Customize your phone Inbox notifications: It might seem insulting to be reminded of this, but many people do forget to set up separate notifications for their various email accounts. You might want to keep your personal mail on silent and your work mail on vibrate – dive into your email app’s settings to see what can be done. The Android Gmail app also lets you specify notifications on a per-label basis.
Using Priority Inbox / VIP Contacts: One of the best ways of reducing email notifications on your phone is to set up VIP contacts (iOS) or Gmail Priority Inbox. You can then silence other labels or contact groups (or set up separate notifications) and but at the same time, ensure messages from vital contacts (like your boss, or a system alert) get through. You might also want to filter out mails by assigning labels and set special notifications for each.

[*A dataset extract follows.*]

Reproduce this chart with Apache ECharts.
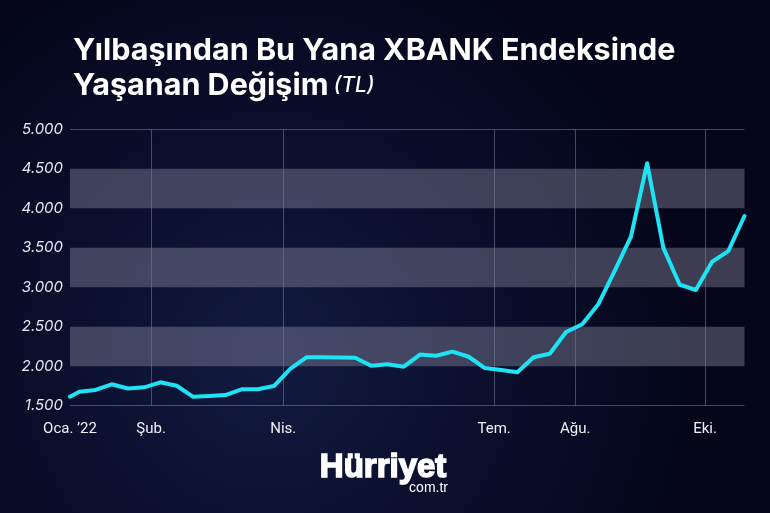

Do-Not-Disturb: Especially useful during your weekly team meetings or while taking a power nap, the Do-not-Disturb feature on your phone can help. Apple’s iOS 6 and above supports this. Several Android phone makers also build in similar functionality into their devices. Or you can try out third-party apps like Cabooze Do Not Disturb or Nights Keeper. Some apps or platforms may even allow you to customize notifications on a per-contact basis. Pro-tip: You can also put any service you use (like Awayfind or your Email to SMS gateway) in your device’s whitelist to make sure critical notifications get through.
These tips should help you stay connected with your workplace and clients, while at the same time, make sure you’re able to give your undivided attention to the task at hand. No more glancing at your phone when it rings out aloud or glancing at the pop-up on the screen – not unless it’s important!